I argue that the single most constraint for SMBs is time. SMBs can be slow to adopt a BPMS because of the fact that everyone in the SMB is “heads down” in executing their day-to-day processes just to maintain their business (even if their processes are not efficient and/or cost controlling as they would like them to be). If the SMB spares even one resource to commit to a BPM initiative, that is one less person involved in operating their mission critical processes today. Over and above SMBs needing a flexible and powerful BPMS, SMBs need help from the BPMS providers themselves to augment their limited available resources. BPMS providers need to provide a full BPM solution to the SMBs which should include:

• Centers of Excellence (staffed by the BPM provider) which consults into the SMB

• Flexible E-Learning programs where SMBs can regularly and routinely learn how to leverage the BPMS

• Process Templates (which provide pre-built and “canned” common process solutions which are “plug and play”)

• Virtual, Hosted, and SaaS BPMS solutions which allow the SMBs the avoidance of having to invest time and money into hardware and on-premise software

• Online BPM Communities, where SMBs can share knowledge, processes, best practices, and information

Phil Ayres said...

Chris, you have articulated some great points here. You are completely right about the departmental purchases of process improvement technology. Not many global companies have implemented their precious BPM suites in more than a couple of departments. Perhaps this is leaving huge potential for the BPM vendors, but it is also telling about the technology itself. What makes it so hard for organizations to adopt technology that is supposed to be so good for them if the ROI really does add up? So, let's not leave the departments of large enterprises out of the discussion.

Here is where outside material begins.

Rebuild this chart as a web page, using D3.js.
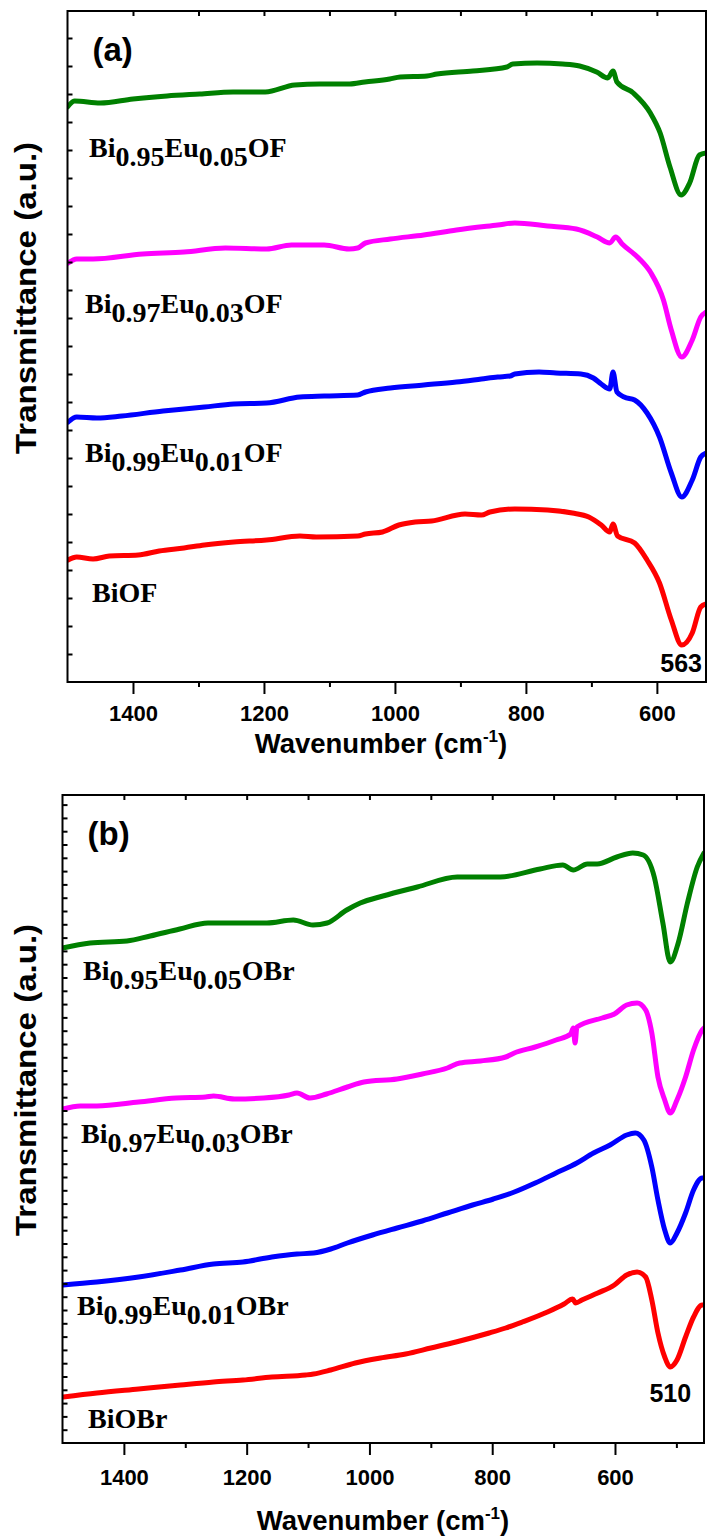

Your point that that the biggest constraint to SMBs is time, seems reasonable. For that, the complex methodologies for BPM projects, involving business analysts, software developers, IT and half of your valuable operations resources just don't fly. Honestly if I was a department head and you told me that I needed a project manager, process analyst and at least one software developer to put in place an expense claims solution or HR employee onboarding process, I'd laugh. I don't neeed to be a lean, mean AP or HR machine, I need to make sure that work gets to the right people and can be found when needed, with minimal user training. Saving 5 minutes a day for each employee in HR is not worth the complete hell of a software project for 3 months (and all the people involved will back me up on that).

For my critical processes, the ones that make my company unique, sure, let's spend a little more time looking at them. My opinion here is that most organizations need to see how a system, any system, will affect their operations so that they can understand really where to focus their efforts in more detail. When consulting on BPM strategy I push this point with clients routinely when they are implementing BPM for the first time. They push back, because they want to really feel like big change is happening with the software investment they made. But in phase two they thank me, because they realize that some of their initial ideas were misplaced and would have been expensive unused features.

So, the five items you speak about are important for BPM. Though I feel that Centers of Excellence and E-learning give the impression of 'big software' and 'business re-engineering' and probably put a department head or SMB buyer on the defensive from the start. Your experience may well be different and I'd love to hear about it.

Anonymous said...

Till date I hardly knew about the job profile and the kind of work done by SMPs and BPM vendors.Reading this post I got to understand the clear image of their work profile and my conclusion come to the point that SMB market is under-served by the traditional BPM suite vendors.